I'm afraid I don't understand the significance of the change. I've only ever used ldd to identify missing libraries so I don't know what it means when the addresses change and perhaps that's not related to the issue.

Code for the project (work in progress) can be found at https://github.com/HankB/mqtt_recorder

Any help resolving this is appreciated.

Thanks!

it's just the linker put the libraries at different addresses, should not matter for this particular error.

I'm not familiar with mqtt, so I am just guessing, but looking at your code, the clean_session() option looks suspicious to me. maybe it's a credential caching problem? e.g. maybe some data is stored to certain location which is non-volatile on PC but is volatile on the raspberry pi system?

btw, maybe you can get more detailed error if you enable logging/tracing for the mqtt library.

maybe you can get more detailed error if you enable logging/tracing for the mqtt library.

Seems like a good idea - Thanks!

I could also try a different setting for clean_session(). But AFAIK that just tells the broker that the app is reconnecting and to continue with any traffic interrupted during the previous session. If it doesn't connect I don't think it would make a difference.

Edit: The paho-mqtt library provides some environment variables for tracing and I have enabled those:

export MQTT_C_CLIENT_TRACE=ON
export MQTT_C_CLIENT_TRACE_LEVEL=PROTOCOL

I also discovered some interesting results while exploring these. Running the executable directly from the command line (./target/release/mqtt_recorder) it did not connect. Invoking using cargo run resulted in expected operation. After that, invoking the executable directly did work as expected. (cargo run did not appear to rebuild anything.)

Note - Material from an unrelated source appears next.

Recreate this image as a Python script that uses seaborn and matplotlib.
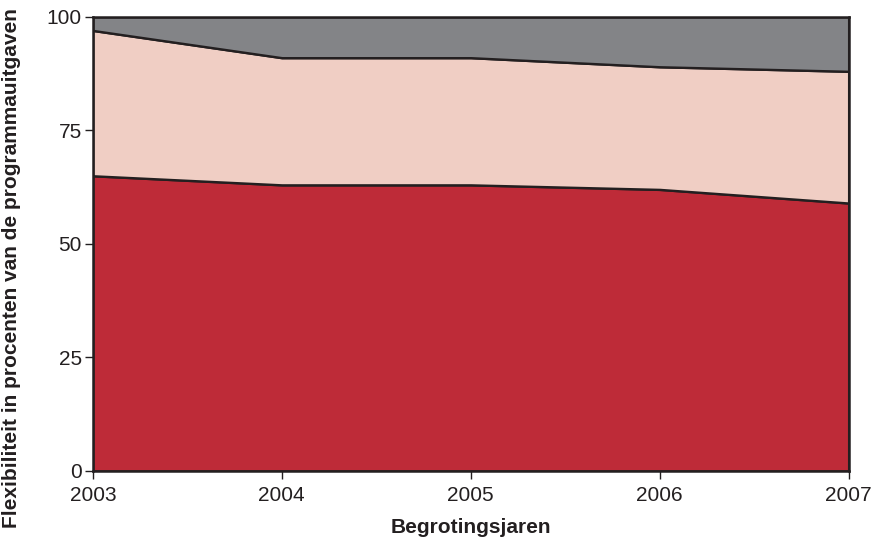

Following reboot, no invocation resulted in a connection except following cargo clean and cargo build at which time both direct and invoked by cargo connected. Following another reboot I

  • checked the timestamp on the executable
  • ./target/debug/mqtt_recorder - no connection
  • cargo run - no connection
  • cargo build and cargo run - no connection
  • cargo build -r (and confirm that timestamp on debug exe has not changed)
  • cargo run - got connection
  • ./target/debug/mqtt_recorder - got connection

Rebooted.

Ran the debug and release candidates and eventually got a connection. Perhaps it is a timing thing on the host. Forcing a rebuild introduces an 80s delay and perhaps that allows something else go get working. The error message mentions TLS and perhaps that takes longer to initialize on a Raspberry Pi.

I've added a 120s delay to the cron entry that runs this app and it seems to be working fine following a reboot.

I think I need to tweak the code to retry on connection failure.